Module 1 - The Solar System

Neptune

Neptune

Nearly 4.5 billion kilometers (2.8 billion miles) from the Sun, Neptune orbits the Sun once every 165 years. It is invisible to the naked eye because of its extreme distance from Earth. Interestingly, the highly eccentric orbit of the dwarf planet Pluto brings Pluto inside Neptune's orbit for a 20-year period out of every 248 Earth years. Pluto can never crash into Neptune, though, because for every three laps Neptune takes around the Sun, Pluto makes two. This repeating pattern prevents close approaches of the two bodies.

The main axis of Neptune's magnetic field is tipped over by about 47 degrees compared with the planet's rotation axis. Like Uranus, whose magnetic axis is tilted about 60 degrees from the axis of rotation, Neptune's magnetosphere undergoes wild variations during each rotation because of this misalignment. The magnetic field of Neptune is about 27 times more powerful than that of Earth.

Neptune's atmosphere extends to great depths, gradually merging into water and other melted ices over a heavier, approximately Earth-size solid core. Neptune's blue color is the result of methane in the atmosphere. Uranus' blue-green color is also the result of atmospheric methane, but Neptune is a more vivid, brighter blue, so there must be an unknown component that causes the more intense color.

Despite its great distance and low energy input from the Sun, Neptune's winds can be three times stronger than Jupiter's and nine times stronger than Earth's. In 1989, Voyager 2 tracked a large, oval-shaped, dark storm in Neptune's southern hemisphere. This "Great Dark Spot" was large enough to contain the entire Earth, spun counterclockwise, and moved westward at almost 1,200 kilometers (750 miles) per hour. Subsequent images taken by the Hubble Space Telescope showed no sign of this Great Dark Spot, but did reveal the appearance and then fading of two other Great Dark Spots over the last decade.

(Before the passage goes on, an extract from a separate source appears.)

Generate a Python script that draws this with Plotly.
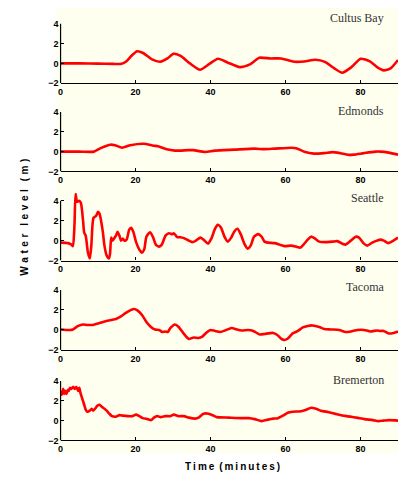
import plotly.graph_objects as go

stations = ["Cultus Bay", "Edmonds", "Seattle", "Tacoma", "Bremerton"]

cultus_t = [0, 5, 10, 14, 16, 17.5, 19, 20.4, 22, 24.4, 26.6, 28.5, 30.1, 32, 34.5, 37.2, 39.5, 42, 44.5, 47.8, 50.5, 53, 56, 58.8, 62.3, 65, 68, 70.5, 73, 75.1, 77.5, 80, 82.5, 84.5, 86.2, 88, 90]
cultus_y = [0, 0, -0.02, -0.05, -0.05, 0.2, 0.8, 1.22, 1.05, 0.4, 0.17, 0.5, 0.97, 0.75, 0.0, -0.63, -0.1, 0.47, 0.1, -0.37, -0.1, 0.57, 0.5, 0.5, 0.17, 0.2, 0.37, 0.15, -0.5, -0.93, -0.4, 0.47, 0.2, -0.4, -0.7, -0.5, 0.35]

edmonds_t = [0, 5, 8.9, 10.7, 13.3, 14.5, 16.4, 18.6, 22.2, 24.8, 26, 28.3, 30.5, 34, 35.4, 38.5, 41.1, 46.4, 51.7, 54.4, 57, 61.5, 62.8, 65, 67.6, 70.3, 72.5, 73.8, 76.9, 78.2, 80.9, 84, 85.3, 87.5, 90]
edmonds_y = [0, 0, 0, 0.35, 0.7, 0.65, 0.4, 0.65, 0.8, 0.6, 0.55, 0.23, 0.1, 0.15, 0.15, -0.03, 0.1, 0.2, 0.3, 0.25, 0.3, 0.4, 0.35, 0.0, -0.2, -0.15, -0.05, -0.1, -0.33, -0.3, -0.15, 0.0, 0.0, -0.1, -0.3]

seattle_t = [0, 2, 2.9, 3.3, 3.7, 4.0, 4.4, 4.9, 5.4, 6.0, 6.3, 6.7, 7.3, 7.8, 8.2, 8.5, 8.8, 9.5, 10.0, 10.4, 10.8, 11.3, 11.7, 12.3, 12.9, 13.2, 13.5, 13.9, 14.4, 14.8, 15.2, 15.7, 16.1, 16.6, 17.0, 17.6, 18.3, 18.8, 19.4, 20.1, 21.0, 21.7, 22.3, 22.9, 23.9, 24.7, 25.4, 26.3, 27.0, 28.0, 28.9, 29.8, 30.2, 31.1, 32.0, 32.9, 34.2, 35.1, 35.9, 37.3, 38.1, 39.3, 40.2, 41.2, 41.9, 42.8, 43.7, 44.6, 45.5, 46.3, 47.2, 48.1, 49.0, 49.9, 50.7, 51.6, 52.7, 53.6, 54.4, 55.3, 57.1, 58.4, 59.7, 61.5, 62.8, 63.9, 65.0, 65.9, 66.8, 67.7, 69.0, 70.7, 72.5, 73.8, 75.1, 76.0, 77.4, 78.7, 79.6, 80.9, 81.8, 83.1, 84.4, 85.3, 86.2, 87.4, 88.3, 90]
seattle_y = [-0.2, -0.25, -0.4, -0.55, 1.5, 4.7, 3.9, 4.0, 3.8, 2.0, 0.8, 0.5, -1.2, -1.8, -0.5, 1.5, 2.3, 2.5, 2.9, 2.7, 2.0, 0.8, -0.5, -1.5, -1.8, -1.3, 0.3, 0.0, 0.3, 0.5, 0.9, 0.5, 0.0, 0.2, 0.0, 0.1, 1.1, 1.3, 0.9, -0.1, -0.9, -1.2, -0.9, 0.4, 0.85, 0.3, -0.4, -0.6, -0.4, 0.5, 0.75, 0.65, 0.75, 0.35, 0.35, 0.25, 0.0, -0.15, -0.05, 0.3, 0.1, -0.3, 0.2, 1.2, 1.6, 1.3, 0.4, -0.1, 0.3, 0.9, 1.2, 0.6, -0.3, -0.8, -0.5, 0.4, 0.65, 0.4, -0.1, -0.2, -0.25, -0.4, -0.55, -0.5, -0.6, -0.7, -0.3, 0.1, 0.4, 0.25, -0.1, -0.15, -0.1, -0.05, -0.3, -0.4, 0.0, 0.4, 0.3, -0.3, -0.5, -0.2, 0.0, 0.1, 0.0, -0.25, -0.1, 0.3]

tacoma_t = [0, 2.5, 3.3, 4.7, 6.0, 7.1, 8.6, 10.4, 12.2, 13.5, 14.8, 16.1, 17.4, 18.8, 19.6, 20.5, 21.9, 22.9, 24.1, 25.2, 26.3, 27.1, 28.0, 28.6, 29.3, 30.5, 31.5, 32.9, 34.2, 35.5, 36.8, 37.7, 38.8, 39.9, 41.2, 42.6, 43.9, 45.6, 47.0, 48.3, 50.0, 51.4, 53.1, 54.4, 56.7, 57.8, 58.9, 59.7, 60.6, 61.9, 63.3, 64.6, 65.9, 67.2, 69.0, 70.3, 72.0, 74.3, 76.0, 77.4, 79.2, 80.9, 82.6, 84.4, 85.3, 86.2, 87.5, 88.8, 90]
tacoma_y = [0.05, 0.0, 0.05, 0.4, 0.55, 0.5, 0.5, 0.7, 0.9, 1.0, 1.1, 1.35, 1.7, 2.0, 2.1, 1.95, 1.4, 0.8, 0.3, 0.05, 0.0, -0.2, -0.15, -0.2, 0.2, 0.55, 0.3, -0.4, -0.9, -0.75, -0.8, -0.7, -0.3, 0.0, -0.1, -0.2, -0.05, 0.2, 0.05, -0.05, 0.0, -0.1, -0.45, -0.4, -0.3, -0.5, -0.9, -1.0, -0.85, -0.35, -0.1, 0.25, 0.4, 0.45, 0.3, 0.1, 0.05, 0.0, -0.2, -0.15, 0.0, 0.0, -0.15, -0.05, -0.1, -0.1, -0.35, -0.3, -0.15]

bremerton_t = [0, 0.3, 0.5, 0.7, 0.95, 1.2, 1.6, 1.9, 2.2, 2.5, 2.9, 3.3, 3.8, 4.2, 4.7, 5.0, 5.3, 5.8, 6.3, 6.7, 7.1, 7.8, 8.3, 8.7, 9.4, 9.8, 10.4, 11.0, 11.7, 12.3, 13.0, 13.7, 14.8, 15.7, 16.6, 17.9, 19.2, 20.1, 21.0, 21.9, 23.2, 24.2, 24.9, 25.8, 26.7, 28.0, 29.3, 30.2, 31.5, 32.9, 34.2, 35.9, 36.8, 38.1, 39.5, 40.8, 41.7, 44.8, 48.3, 50.1, 51.8, 53.6, 55.3, 56.7, 58.0, 59.3, 60.6, 61.9, 64.1, 65.5, 66.8, 68.1, 69.4, 71.5, 73.7, 76.3, 78.9, 81.1, 83.3, 84.7, 86.1, 87.8, 90]
bremerton_y = [3.0, 2.6, 2.9, 3.2, 2.7, 3.0, 2.7, 3.1, 3.0, 3.3, 3.2, 3.4, 3.2, 3.4, 3.0, 3.3, 2.8, 2.2, 1.6, 1.1, 0.9, 1.0, 1.2, 1.0, 1.3, 1.5, 1.6, 1.4, 1.2, 1.0, 0.7, 0.45, 0.4, 0.55, 0.5, 0.45, 0.45, 0.6, 0.45, 0.25, 0.15, 0.05, 0.3, 0.45, 0.35, 0.45, 0.45, 0.6, 0.45, 0.45, 0.3, 0.2, 0.3, 0.7, 0.7, 0.5, 0.35, 0.3, 0.25, 0.25, 0.15, -0.05, 0.1, 0.2, 0.25, 0.5, 0.8, 0.9, 0.95, 1.1, 1.3, 1.2, 1.0, 0.85, 0.65, 0.45, 0.3, 0.15, 0.05, -0.05, 0.0, 0.05, 0.0]

series_t = [cultus_t, edmonds_t, seattle_t, tacoma_t, bremerton_t]
series_y = [cultus_y, edmonds_y, seattle_y, tacoma_y, bremerton_y]

x_ticks = [0, 20, 40, 60, 80]
y_ticks = [-2, 0, 2, 4]

y_title = "Water level (m)"
x_title = "Time (minutes)"


def spaced(s, gap, wordgap):
    words = s.split(" ")
    return wordgap.join(gap.join(list(w)) for w in words)


H = 479.0
W = 405.0
# panel plot-area pixel extents (top of y=4, bottom of y=-2)
panel_px = [(19, 80), (109.3, 170), (200, 261), (291, 352.3), (384, 444.7)]
label_px = [13.7, 108.5, 197, 288.5, 382.5]

fig = go.Figure()
tick_font = dict(family="Liberation Sans", size=9, color="black", weight="bold")

shapes = [dict(type="rect", xref="paper", yref="paper", x0=54 / W, x1=398 / W,
               y0=1 - 458 / H, y1=1 - 3 / H, fillcolor="#FFFFF0", line=dict(width=0),
               layer="below")]
annotations = []
x0d, x1d = 58 / W, 398 / W
for i in range(5):
    n = i + 1
    top_px, bot_px = panel_px[i]
    ymax = 4.8 if i == 2 else 4.0
    ppu = (bot_px - top_px) / 6.0
    top_px_eff = top_px - (ymax - 4.0) * ppu
    dom = [1 - bot_px / H, 1 - top_px_eff / H]
    xa = "xaxis" if n == 1 else f"xaxis{n}"
    ya = "yaxis" if n == 1 else f"yaxis{n}"
    xr = "x" if n == 1 else f"x{n}"
    yr = "y" if n == 1 else f"y{n}"
    fig.add_trace(go.Scatter(x=series_t[i], y=series_y[i], mode="lines",
                             line=dict(color="#FF0000", width=2.6, shape="spline", smoothing=0.6),
                             xaxis=xr, yaxis=yr, showlegend=False, hoverinfo="skip"))
    fig.update_layout(**{
        xa: dict(domain=[x0d, x1d], anchor=yr, range=[0, 90], tickvals=x_ticks,
                 showline=True, linecolor="black", linewidth=1.2, ticks="inside",
                 ticklen=3, tickcolor="black", showgrid=False, zeroline=False,
                 tickfont=tick_font, ticklabelstandoff=0),
        ya: dict(domain=dom, anchor=xr, range=[-2, ymax], tickvals=y_ticks,
                 showline=False, ticks="inside", ticklen=3, tickcolor="black",
                 showgrid=False, zeroline=False, tickfont=tick_font, ticklabelstandoff=1),
    })
    shapes.append(dict(type="line", xref=f"{xr} domain", yref=yr, x0=0, x1=0, y0=-2, y1=4,
                       line=dict(color="black", width=1.2)))
    annotations.append(dict(text=stations[i], xref="paper", yref="paper", x=386 / W,
                            y=1 - label_px[i] / H, xanchor="right", yanchor="middle",
                            showarrow=False,
                            font=dict(family="Liberation Serif", size=12, color="#333333")))

annotations.append(dict(text=spaced(y_title, " \u200a", "\u00a0\u2002"), xref="paper", yref="paper",
                        x=22 / W, y=1 - 216.5 / H, textangle=-90, showarrow=False,
                        xanchor="center", yanchor="middle",
                        font=dict(family="Liberation Sans", size=10, color="black", weight="bold")))
annotations.append(dict(text=spaced(x_title, "\u2009", " \u2009"), xref="paper", yref="paper",
                        x=231 / W, y=1 - 471 / H, showarrow=False,
                        xanchor="center", yanchor="middle",
                        font=dict(family="Liberation Sans", size=10, color="black", weight="bold")))

fig.update_layout(width=405, height=479, margin=dict(l=0, r=0, t=0, b=0),
                  paper_bgcolor="white", plot_bgcolor="rgba(0,0,0,0)",
                  shapes=shapes, annotations=annotations)

fig.write_html("out.html", config={"displayModeBar": False},
               post_script="document.body.style.margin='0';document.body.style.overflow='hidden';")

Voyager 2 also imaged clouds casting shadows on a lower cloud deck, enabling scientists to visually measure the altitude differences between the upper and lower cloud decks.


 

Neptune has six known rings. Voyager 2's observations confirmed that these unusual rings are not uniform but have four thick regions (clumps of dust) called arcs. The rings are thought to be relatively young and short-lived.

Neptune has 13 known moons, six of which were discovered by Voyager 2. A 14th tiny, very dim, moon was discovered in 2013 and awaits official recognition. Triton, Neptune's largest moon, orbits the planet in the opposite direction compared with the rest of the moons, suggesting that it may have been captured by Neptune in the distant past. Triton is extremely cold - temperatures on its surface are about -235 degrees Celsius (-391 degrees Fahrenheit). Despite this deep freeze at Triton, Voyager 2 discovered geysers spewing icy material upward more than 8 kilometers (5 miles). Triton's thin atmosphere, also discovered by Voyager, has been detected from Earth several times since, and is growing warmer - although scientists do not yet know why.


And this brings us to the end of the planetary highlights.  We have already briefly examined Pluto, the target of the recent New Horizons mission. Voyager 2 was the only mission to our two outer-most planets, Uranus and Neptune.  This is the last image it took of Neptune:
If you wonder what is in store for Voyager 2 beyond its trip to Neptune, read this quote:

After Voyager 2's flyby of Neptune, NASA formally renamed the entire project (including both Voyager spacecraft) the Voyager Interstellar Mission (VIM). Some year before 2030, Voyager 2 is expected to cross the heliopause-the outer boundary of the vast region of space dominated by the solar wind and the sun's magnetic field-and reach interstellar space. In that sense, it can be said that the spacecraft will be able to sample what space is like beyond our solar system. (If we define the solar system as the sun and everything that primarily orbits the sun, however, Voyager 2 will remain within the confines of the solar system until it emerges from the Oort cloud in another 14,000 to 28,000 years.)

As the spacecraft's power supply dwindles, it will need to begin shutting down its instruments in 2020. Sometime in 2025 or after, there will be insufficient electricity to power even one instrument, and Voyager 2 will continue its eternal journey among the stars in silence.